Titel: De Eerste Kruistocht (1095-1099)
Auteur: Paul Morren

Uitgeverij: Garant
Leuven/Apeldoorn, 2000
ISBN 9053509356
Pagina's: 249
Prijs: ƒ 39,50

Recensie door dr. R. P. de Graaf - 8 augustus 2001

Op kruistocht

Bijna duizend jaar geleden veroverden kruisridders de stad Jeruzalem. Ze richtten een groot bloedbad aan. Over deze militaire campagne schreef Paul Morren het boek ”De Eerste Kruistocht 1095-1099”.

De kruistochten zijn begonnen met een pauselijke oproep in de stad Clermont op 27 november 1095. Naar we achteraf moeten vaststellen, aldus Morren, werd hier één van de belangrijkste toespraken uit de Europese geschiedenis gehouden. Plaats van handeling was de huidige Place Delille. Spreker was paus Urbanus II, wiens gehoor bestond uit 250 prelaten die op die dag de slotzitting van het concilie hielden. Er waren zoveel ridders en edelen te gast dat de kathedraal te klein was.

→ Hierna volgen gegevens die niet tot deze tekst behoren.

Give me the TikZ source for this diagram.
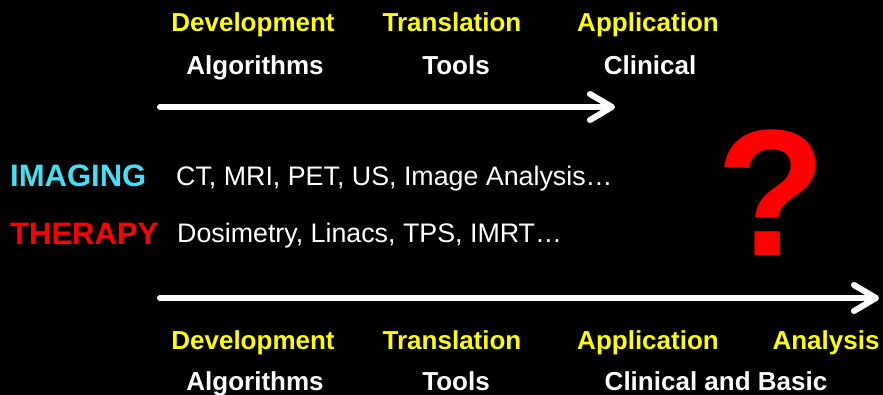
\documentclass[tikz,border=0pt]{standalone}
\usepackage{fontspec}
\setmainfont{Liberation Sans}
\usetikzlibrary{arrows.meta}
\definecolor{imgcyan}{RGB}{70,222,242}
\definecolor{labyellow}{RGB}{255,255,0}

\begin{document}
\begin{tikzpicture}[x=1pt,y=-1pt,
    stage/.style={text=labyellow,font=\fontsize{26}{30}\selectfont\bfseries,anchor=base,inner sep=0pt},
    sub/.style={text=white,font=\fontsize{26}{30}\selectfont\bfseries,anchor=base,inner sep=0pt},
    field/.style={font=\fontsize{31}{35}\selectfont\bfseries,anchor=base west,inner sep=0pt},
    item/.style={text=white,font=\fontsize{26.8}{30}\selectfont,anchor=base west,inner sep=0pt},
    flow/.style={draw=white,line width=6pt,line cap=round,-{Straight Barb[length=22pt,width=26pt,round]}}]
    % Background
    \fill[black] (0,0) rectangle (883,395);
    \useasboundingbox (0,0) rectangle (883,395);

    % Top stages
    \node[stage] (dev1) at (253,32) {Development};
    \node[stage] (tra1) at (452,32) {Translation};
    \node[stage] (app1) at (648,32) {Application};
    \node[sub] (alg1) at (255,75) {Algorithms};
    \node[sub] (too1) at (456,75) {Tools};
    \node[sub] (cli1) at (650,75) {Clinical};

    % Top arrow
    \coordinate (s1) at (160,107);
    \coordinate (e1) at (615,107);
    \draw[flow] (s1) -- (e1);

    % Fields
    \node[field,text=imgcyan] (img) at (10,187) {IMAGING};
    \node[field,text=red] (ther) at (10,245) {THERAPY};
    \node[item] (imgitems) at (176,186) {CT, MRI, PET, US, Image Analysis…};
    \node[item] (theritems) at (177,243) {Dosimetry, Linacs, TPS, IMRT…};

    % Question mark
    \node[text=red,font=\fontsize{180}{190}\selectfont\bfseries,anchor=base,inner sep=0pt] (quest) at (771,255) {?};

    % Bottom arrow
    \coordinate (s2) at (160,298);
    \coordinate (e2) at (879,298);
    \draw[flow] (s2) -- (e2);

    % Bottom stages
    \node[stage] (dev2) at (253,349) {Development};
    \node[stage] (tra2) at (452,349) {Translation};
    \node[stage] (app2) at (648,349) {Application};
    \node[stage] (ana2) at (826,349) {Analysis};
    \node[sub] (alg2) at (255,390) {Algorithms};
    \node[sub] (too2) at (456,390) {Tools};
    \node[sub] (cli2) at (716,390) {Clinical and Basic};
\end{tikzpicture}
\end{document}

De pauselijke woorden zijn opgetekend door vier pennen, maar slechts één schrijver was persoonlijk aanwezig: Foucher de Chartres. Wat de paus bedoelde was duidelijk. De moslims hebben inmiddels het gehele Midden-Oosten onder de voet gelopen, dus ook het Heilig Graf. Waarom brengen de christenen hun tijd ijdel door met onderling geknok? Wie vechten wil, laat hem vertrekken en wie zijn ziel wil zuiveren, laat hem daarbij aansluiten.

Morren legt uit dat het woord kruistocht een anachronisme is, een begrip dat in die tijd nog niet werd gebruikt. De toenmalige vechtersbazen duidden het in vroom kerklatijn aan als ”Hierosolymitana expeditio”, ”peregrinatio”, ”iter Hierosolomytanum”, ”via sepulchri Domini”, ofwel: expeditie naar Jeruzalem, pelgrimage richting Jeruzalem, op weg naar het Heilig Graf. Zo klonk het als een klok en hiermee trokken bisschoppen en begenadigde volksmenners als Pieter van Amiens alias Pieter de Kluizenaar de kerkprovincies door om soldaten te werven. Velen namen de wapens op en scandeerden: ”God wil het!”.

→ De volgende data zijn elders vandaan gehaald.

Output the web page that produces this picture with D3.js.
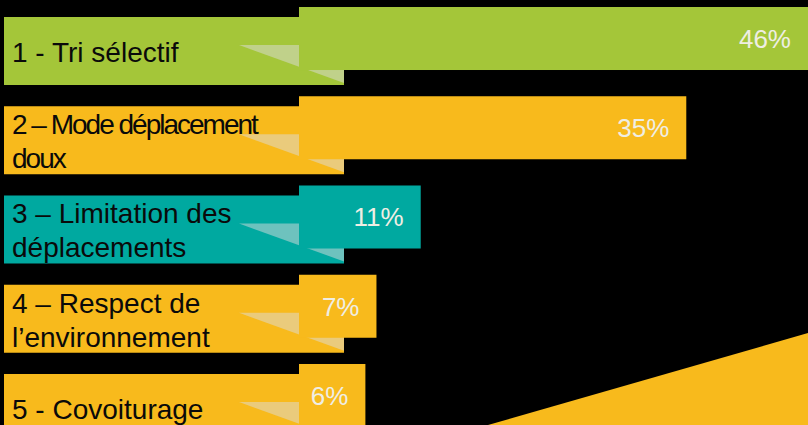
<!DOCTYPE html>
<html>
<head>
<meta charset="utf-8">
<script src="https://cdn.jsdelivr.net/npm/d3@7"></script>
<style>
  html, body { margin: 0; padding: 0; background: #000; }
  svg { display: block; }
</style>
</head>
<body>
<svg id="chart" width="808" height="425"></svg>
<script>
// Survey themes, share of answers (%)
const categories = ["1", "2", "3", "4", "5"];
const labelLines = [
  ["1 - Tri sélectif"],
  ["2 – Mode déplacement", "doux"],
  ["3 – Limitation des", "déplacements"],
  ["4 – Respect de", "l’environnement"],
  ["5 - Covoiturage"]
];
const values = [46, 35, 11, 7, 6];
const valueLabels = ["46%", "35%", "11%", "7%", "6%"];
const barColors = ["#A4C639", "#F8BA1C", "#00A9A0", "#F8BA1C", "#F8BA1C"];
const condensedRows = [1];

const W = 808, H = 425;
const svg = d3.select("#chart");

svg.append("rect").attr("width", W).attr("height", H).attr("fill", "#000");

const x = d3.scaleLinear().domain([0, 46]).range([299, 808]);
const y = d3.scaleBand().domain(categories).range([7, 427]).paddingInner(0.294).paddingOuter(0);

const boxLeft = 4, boxRight = 344, boxOffset = 10, boxH = 68;

const rows = svg.selectAll("g.row")
  .data(categories.map((c, i) => ({ c, i, v: values[i], lines: labelLines[i], lab: valueLabels[i], color: barColors[i] })))
  .join("g").attr("class", "row");

// label panel
rows.append("rect")
  .attr("x", boxLeft)
  .attr("y", d => y(d.c) + boxOffset)
  .attr("width", boxRight - boxLeft)
  .attr("height", boxH)
  .attr("fill", d => d.color);

// folded-ribbon highlight
rows.append("path")
  .attr("d", d => {
    const t = y(d.c) + 38;
    return `M239,${t}L${boxRight},${t}L${boxRight},${t + 38}Z`;
  })
  .attr("fill", "#dcdcdc")
  .attr("fill-opacity", 0.5);

// value bar
rows.append("rect")
  .attr("x", x(0))
  .attr("y", d => y(d.c))
  .attr("width", d => x(d.v) - x(0))
  .attr("height", y.bandwidth())
  .attr("fill", d => d.color);

// category label text
rows.each(function (d) {
  const g = d3.select(this);
  const top = y(d.c) + boxOffset;
  const tight = condensedRows.includes(d.i);
  const first = d.lines.length === 1 ? top + 45 : top + 28;
  d.lines.forEach((line, k) => {
    g.append("text")
      .attr("x", boxLeft + 8)
      .attr("y", first + k * 34)
      .attr("font-family", "'Liberation Sans', Arial, sans-serif")
      .attr("font-size", 28)
      .attr("letter-spacing", tight ? -2 : 0)
      .attr("fill", "#0a0a0a")
      .text(line);
  });
});

// value label
rows.append("text")
  .attr("x", d => x(d.v) - 17)
  .attr("y", d => y(d.c) + 41)
  .attr("text-anchor", "end")
  .attr("font-family", "'Liberation Sans', Arial, sans-serif")
  .attr("font-size", 26)
  .attr("fill", "#efeee4")
  .text(d => d.lab);

// decorative corner wedge
svg.append("path")
  .attr("d", `M488,${H}L${W},333L${W},${H}Z`)
  .attr("fill", "#F8BA1C");
</script>
</body>
</html>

Daar gingen de woestelingen op weg, waarbij ze iedere niet-christen die ze tegenkwamen een kopje kleiner sloegen. Ze begonnen met de Joden in Speyer in mei 1096. Eenmaal in het Heilige Land, kregen ze tijdens de belegering van Antiochië zoveel honger, dat ze krijgsgevangen Turken naar gelieven zoutten, kookten of op de barbecue legden, alvorens ze op te peuzelen. Het absolute toppunt was de gruwelijk moord op de inwoners van het doel van hun pelgrimage, Jeruzalem.

Actualiteit
Het door Morren geschetste beeld van 1000 jaar terug, heeft weinig aan actualiteit ingeboet. Religie kan soms een mens veranderen in een wolf. Wie bijvoorbeeld heden ten dage door de fatwa wordt getroffen is zijn leven net zo zeker als een boeddhabeeld bij de Taliban of als een Joodse politieman in Ramallah.

De Vlaamse ererijksinspecteur Paul Morren heeft in zijn boek ”De Eerste Kruistocht 1095-1099” bijna hetzelfde doel voor ogen gehad als de chroniqueurs die hij telkens met zichtbaar genoegen citeert; hij wil namelijk onderhoudend vertellen en daarin is hij geslaagd. Prijzenswaardig daarbij is zijn kritische afstand tot de bronnen.